Frequently asked questions

Feel free to reach out or start a GitHub issue if you have any questions about Modula. We’ll post answers to any useful or common questions on this page.

Why does Adam beat SGD on transformer, and why does normalization fix SGD?

Coming soon.

Why does modular normalization lead to learning rate transfer across scale?

In simple terms, when weight updates \(\Delta \mathbf{w}\) are normalized in the modular norm \(\|\cdot\|_\mathsf{M}\) of the module \(\mathsf{M}\) then updates \(\Delta \mathbf{y}\) to the module output are well-behaved in the output norm \(\|\cdot\|_\mathcal{Y}\), independent of the scale of the architecture. A little bit more formally:

  1. modules are one-Lipschitz in the modular norm, meaning that \(\|\Delta \mathbf{y}\|_\mathcal{Y} \leq \|\Delta \mathbf{w}\|_\mathsf{M}\);

  2. this inequality holds tightly when tensors in the network align during training, meaning that \(\|\Delta \mathbf{y}\|_\mathcal{y} \approx \|\Delta \mathbf{w}\|_\mathsf{M}\) in a fully aligned network;

  3. therefore normalizing updates in the modular norm provides control on the change in outputs, independent of the size of the architecture.
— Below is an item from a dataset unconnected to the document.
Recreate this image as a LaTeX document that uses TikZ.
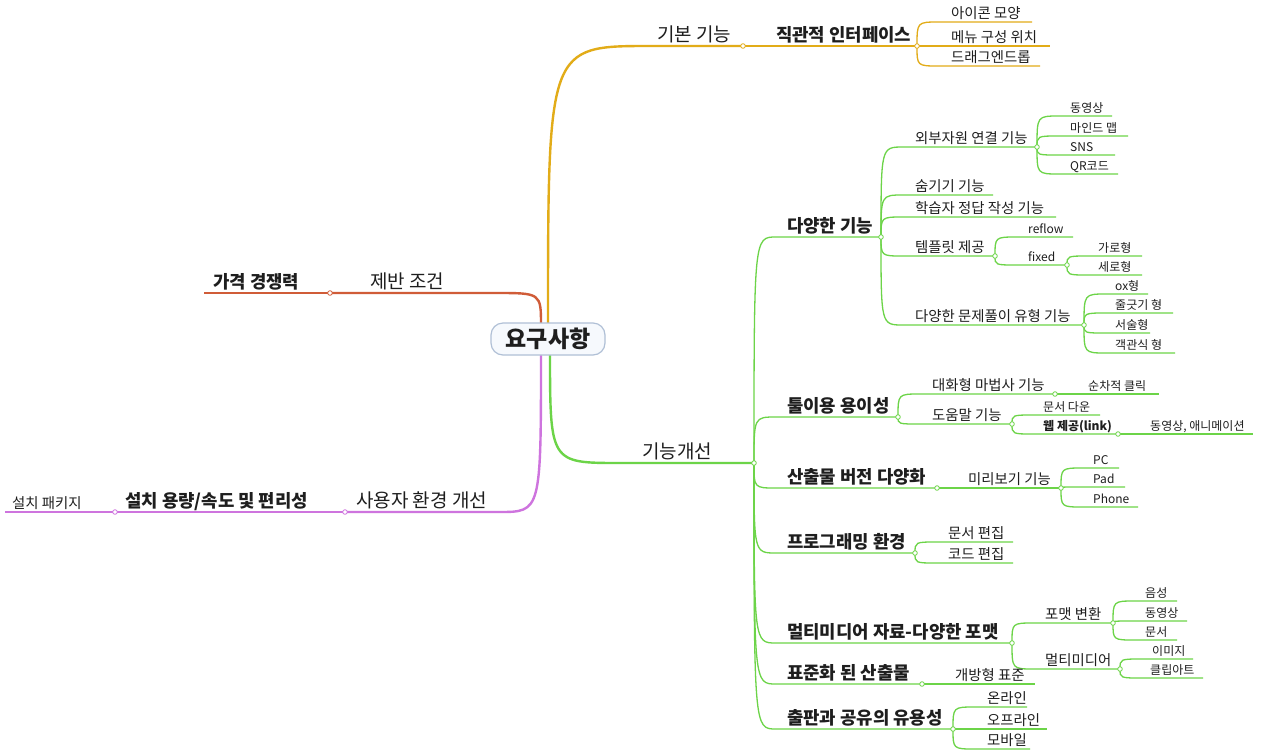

Since modular normalization works by recursively normalizing the weight updates to each submodule, these desirable properties in fact extend to all submodules as well as the overall compound.

What do we mean by “tensor alignment” in Modula?

Coming soon.

The modular norm involves a max—why do I not see any maxes in the package?

Coming soon.

Is it necessary to use orthogonal intialization in Modula?

No. You could re-write the atomic modules to use Gaussian initialization if you wanted. The reason we choose to use orthogonal initialization is that it makes it much easier to get scaling right. This is because the spectral norm of any \(m \times n\) random orthogonal matrix is always one. In contrast, the spectral norm of an \(m \times n\) random Gaussian matrix depends on the dimensions \(m\) and \(n\) and also the entry-wise variance \(\sigma^2\), making it more difficult to properly set the initialization scale. In addition, orthogonal matrices have the benign property that all singular values are one. In Gaussian matrices, on the other hand, the average singular value and the max singular value are different, meaning that Gaussian matrices have more subtle numerical properties.

Does Modula support weight sharing?

Not yet, although we plan to implement this and provide some examples.